Serialization and Online learning
Hi
I saw the "Add model serialization" is on the Trello to do list.
If I can serialize the model, can I just reload the old model and just continue the training with the new interactions data? But I guess there would be learning rate problem with the Adam optimizer at least. What do you do in practice? Can you recommend me something to read?
Thank you!
This should be correct. I am working on tests to make sure that this really is true.
In principle the parameters of the optimizer will get serialized as well, so there should be no problem in resuming training.
Thank you for the reply! I think optimizers like SGD could easily generalize. However, the optimizers like Adam, the LR for each parameter was adjusted according to the history of gradients. The gradients could get quite small for existing parameters. I don't know if this is expected behavior, as the new interaction data is more important than the historical data?
Certainly for Adagrad the learning rate goes to zero as the number of training examples gets large. I'm less sure this is true of Adam: I suspect if may converged to some small but non-zero value.
I think this reflects the fact that not a lot of applications run true online models, where the parameters are updated as the data comes in. It's much more common to fit once, publish, and retrain from scratch once new data is available.

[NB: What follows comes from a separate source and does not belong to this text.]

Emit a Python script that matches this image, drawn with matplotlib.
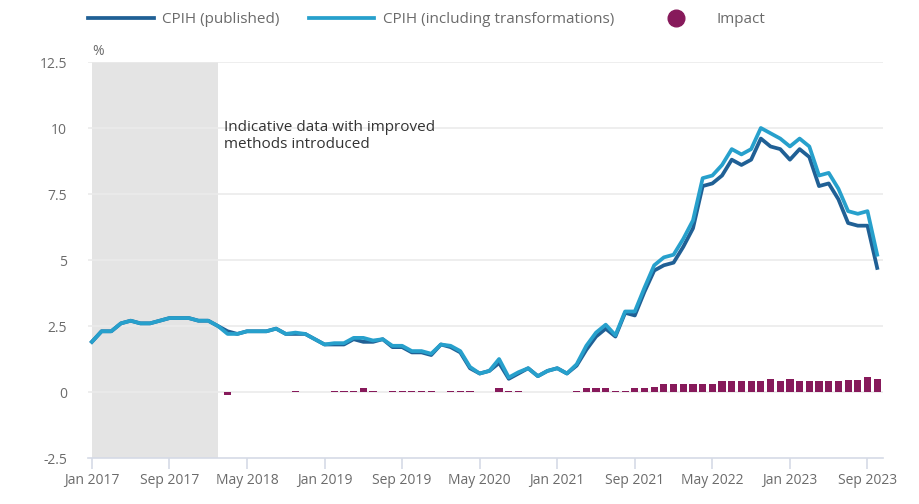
import numpy as np
import matplotlib.pyplot as plt
from matplotlib.lines import Line2D

plt.rcParams['font.family'] = ['Open Sans', 'DejaVu Sans']

# monthly data, Jan 2017 .. Oct 2023
published = [1.9, 2.3, 2.3, 2.6, 2.7, 2.6, 2.6, 2.7, 2.8, 2.8, 2.8, 2.7,
             2.7, 2.5, 2.3, 2.2, 2.3, 2.3, 2.3, 2.4, 2.2, 2.2, 2.2, 2.0,
             1.8, 1.8, 1.8, 2.0, 1.9, 1.9, 2.0, 1.7, 1.7, 1.5, 1.5, 1.4,
             1.8, 1.7, 1.5, 0.9, 0.7, 0.8, 1.1, 0.5, 0.7, 0.9, 0.6, 0.8,
             0.9, 0.7, 1.0, 1.6, 2.1, 2.4, 2.1, 3.0, 2.9, 3.8, 4.6, 4.8,
             4.9, 5.5, 6.2, 7.8, 7.9, 8.2, 8.8, 8.6, 8.8, 9.6, 9.3, 9.2,
             8.8, 9.2, 8.9, 7.8, 7.9, 7.3, 6.4, 6.3, 6.3, 4.7]
transformed = [1.9, 2.3, 2.3, 2.6, 2.7, 2.6, 2.6, 2.7, 2.8, 2.8, 2.8, 2.7,
               2.7, 2.5, 2.2, 2.2, 2.3, 2.3, 2.3, 2.4, 2.2, 2.25, 2.2, 2.0,
               1.8, 1.85, 1.85, 2.05, 2.05, 1.95, 2.0, 1.75, 1.75, 1.55, 1.55, 1.45,
               1.8, 1.75, 1.55, 0.95, 0.7, 0.8, 1.25, 0.55, 0.75, 0.9, 0.6, 0.8,
               0.9, 0.7, 1.05, 1.75, 2.25, 2.55, 2.15, 3.05, 3.05, 3.95, 4.8, 5.1,
               5.2, 5.8, 6.5, 8.1, 8.2, 8.6, 9.2, 9.0, 9.2, 10.0, 9.8, 9.6,
               9.3, 9.6, 9.3, 8.2, 8.3, 7.7, 6.85, 6.75, 6.85, 5.2]
impact = [0, 0, 0, 0, 0, 0, 0, 0, 0, 0, 0, 0,
          0, 0, -0.1, 0, 0, 0, 0, 0, 0, 0.05, 0, 0,
          0, 0.05, 0.05, 0.05, 0.15, 0.05, 0, 0.05, 0.05, 0.05, 0.05, 0.05,
          0, 0.05, 0.05, 0.05, 0, 0, 0.15, 0.05, 0.05, 0, 0, 0,
          0, 0, 0.05, 0.15, 0.15, 0.15, 0.05, 0.05, 0.15, 0.15, 0.2, 0.3,
          0.3, 0.3, 0.3, 0.3, 0.3, 0.4, 0.4, 0.4, 0.4, 0.4, 0.5, 0.4,
          0.5, 0.4, 0.4, 0.4, 0.4, 0.4, 0.45, 0.45, 0.55, 0.5]

tick_labels = ['Jan 2017', 'Sep 2017', 'May 2018', 'Jan 2019', 'Sep 2019', 'May 2020',
               'Jan 2021', 'Sep 2021', 'May 2022', 'Jan 2023', 'Sep 2023']
y_ticks = [-2.5, 0, 2.5, 5, 7.5, 10, 12.5]
y_labels = ['-2.5', '0', '2.5', '5', '7.5', '10', '12.5']

dark_blue = '#206095'
sky_blue = '#27a0cc'
purple = '#871a5b'
grey_text = '#6b6b6b'

x = np.arange(len(published))

fig = plt.figure(figsize=(9.19, 5.04), dpi=100)
ax = fig.add_axes([88/919, 1 - 458/504, (883-88)/919, 396/504])

ax.axvspan(0, 13, color='#e4e4e4', zorder=0, lw=0)
ax.bar(x, impact, width=0.74, color=purple, zorder=2)
ax.plot(x, published, color=dark_blue, lw=2.7, zorder=3)
ax.plot(x, transformed, color=sky_blue, lw=2.7, zorder=4)

ax.set_xlim(-0.4, 81.6)
ax.set_ylim(-2.5, 12.5)
ax.set_yticks(y_ticks)
ax.set_yticklabels(y_labels)
ax.set_xticks(np.arange(0, 81, 8))
ax.set_xticklabels(tick_labels)

for y in y_ticks[1:]:
    ax.axhline(y, color='#ebebeb', lw=1.2, zorder=1)

for s in ['top', 'right', 'left']:
    ax.spines[s].set_visible(False)
ax.spines['bottom'].set_color('#d5dae6')
ax.spines['bottom'].set_linewidth(1.2)
ax.tick_params(axis='y', length=0, pad=15, labelsize=10, labelcolor=grey_text)
ax.tick_params(axis='x', length=8, width=1.2, color='#d5dae6', pad=3,
               labelsize=10, labelcolor=grey_text)

ax.text(0, 12.6, '%', fontsize=10, color=grey_text, ha='left', va='bottom')
ax.text(13.6, 10.3, 'Indicative data with improved\nmethods introduced',
        fontsize=11, color='#333333', ha='left', va='top', linespacing=1.2)

handles = [Line2D([], [], color=dark_blue, lw=2.7),
           Line2D([], [], color=sky_blue, lw=2.7),
           Line2D([], [], color=purple, lw=0, marker='o', markersize=12)]
fig.legend(handles, ['CPIH (published)', 'CPIH (including transformations)', 'Impact'],
           loc='upper left', bbox_to_anchor=(88/919, 1 - 12/504), ncol=3, frameon=False,
           fontsize=11, labelcolor=grey_text, handlelength=4.3, handletextpad=0.55,
           columnspacing=1.9, borderpad=0, borderaxespad=0)

fig.savefig('out.png', dpi=100)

You may also be interested in the literature on SGD with restarts. I haven't followed it closely but they seem to have some intriguing results.
@maciejkula Optimizers like FTRL seems to be useful for the online learning in the recommendation system, by heavily regularize the weights I think. I cannot find a pytorch implementation yet. Do you have any experience in them?
Not really. While I think adagrad is a poor choice (learning rate goes to zero), I suspect Adam, SGD, and SGD with momentum will all work quite well in this setting.
You could verify this by plotting the learning rates from the optimizer as you fit the model on more and more data?